Wendell E. Berry's arch-conservatism makes all communist, anarchist or fascist radicals look like old fashioned reactionaries. Here are some quotes from a recent lecture.
The term “imagination” in what I take to be its truest sense refers to a mental faculty that some people have used and thought about with the utmost seriousness. The sense of the verb “to imagine” contains the full richness of the verb “to see.” To imagine is to see most clearly, familiarly, and understandingly with the eyes, but also to see inwardly, with “the mind’s eye.” It is to see, not passively, but with a force of vision and even with visionary force. To take it seriously we must give up at once any notion that imagination is disconnected from reality or truth or knowledge. It has nothing to do either with clever imitation of appearances or with “dreaming up.” It does not depend upon one’s attitude or point of view, but grasps securely the qualities of things seen or envisioned.

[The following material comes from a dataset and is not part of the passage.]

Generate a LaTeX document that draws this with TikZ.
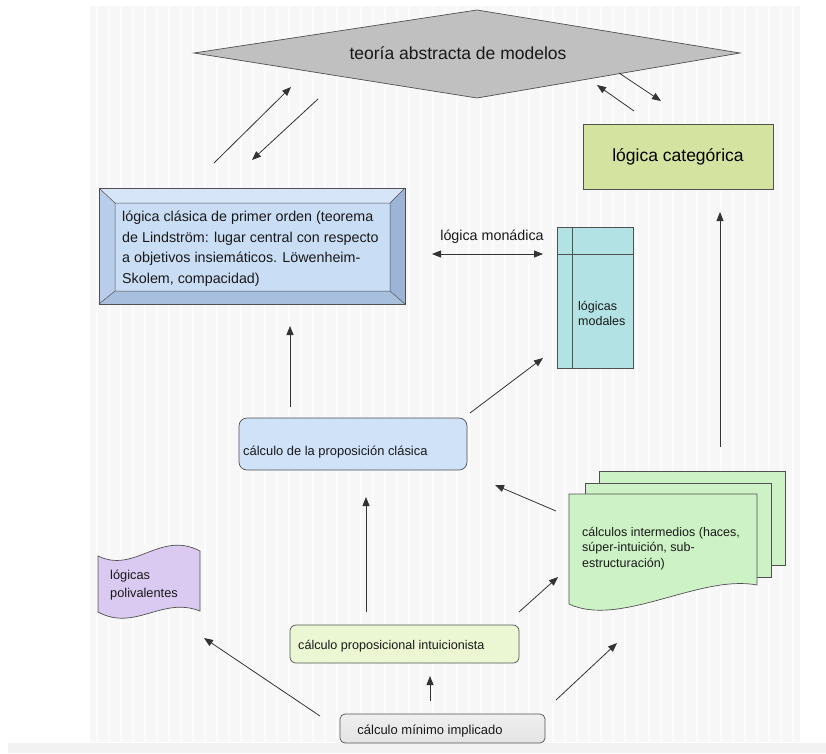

I will say, from my own belief and experience, that imagination thrives on contact, on tangible connection. For humans to have a responsible relationship to the world, they must imagine their places in it. To have a place, to live and belong in a place, to live from a place without destroying it, we must imagine it. By imagination we see it illuminated by its own unique character and by our love for it. By imagination we recognize with sympathy the fellow members, human and nonhuman, with whom we share our place. By that local experience we see the need to grant a sort of preemptive sympathy to all the fellow members, the neighbors, with whom we share the world. As imagination enables sympathy, sympathy enables affection. And it is in affection that we find the possibility of a neighborly, kind, and conserving economy.
and also
My teacher, Wallace Stegner [...] thought rightly that we Americans, by inclination at least, have been divided into two kinds: “boomers” and “stickers.” Boomers, he said, are “those who pillage and run,” who want “to make a killing and end up on Easy Street,” whereas stickers are “those who settle, and love the life they have made and the place they have made it in.” “Boomer” names a kind of person and a kind of ambition that is the major theme, so far, of the history of the European races in our country. “Sticker” names a kind of person and also a desire that is, so far, a minor theme of that history, but a theme persistent enough to remain significant and to offer, still, a significant hope.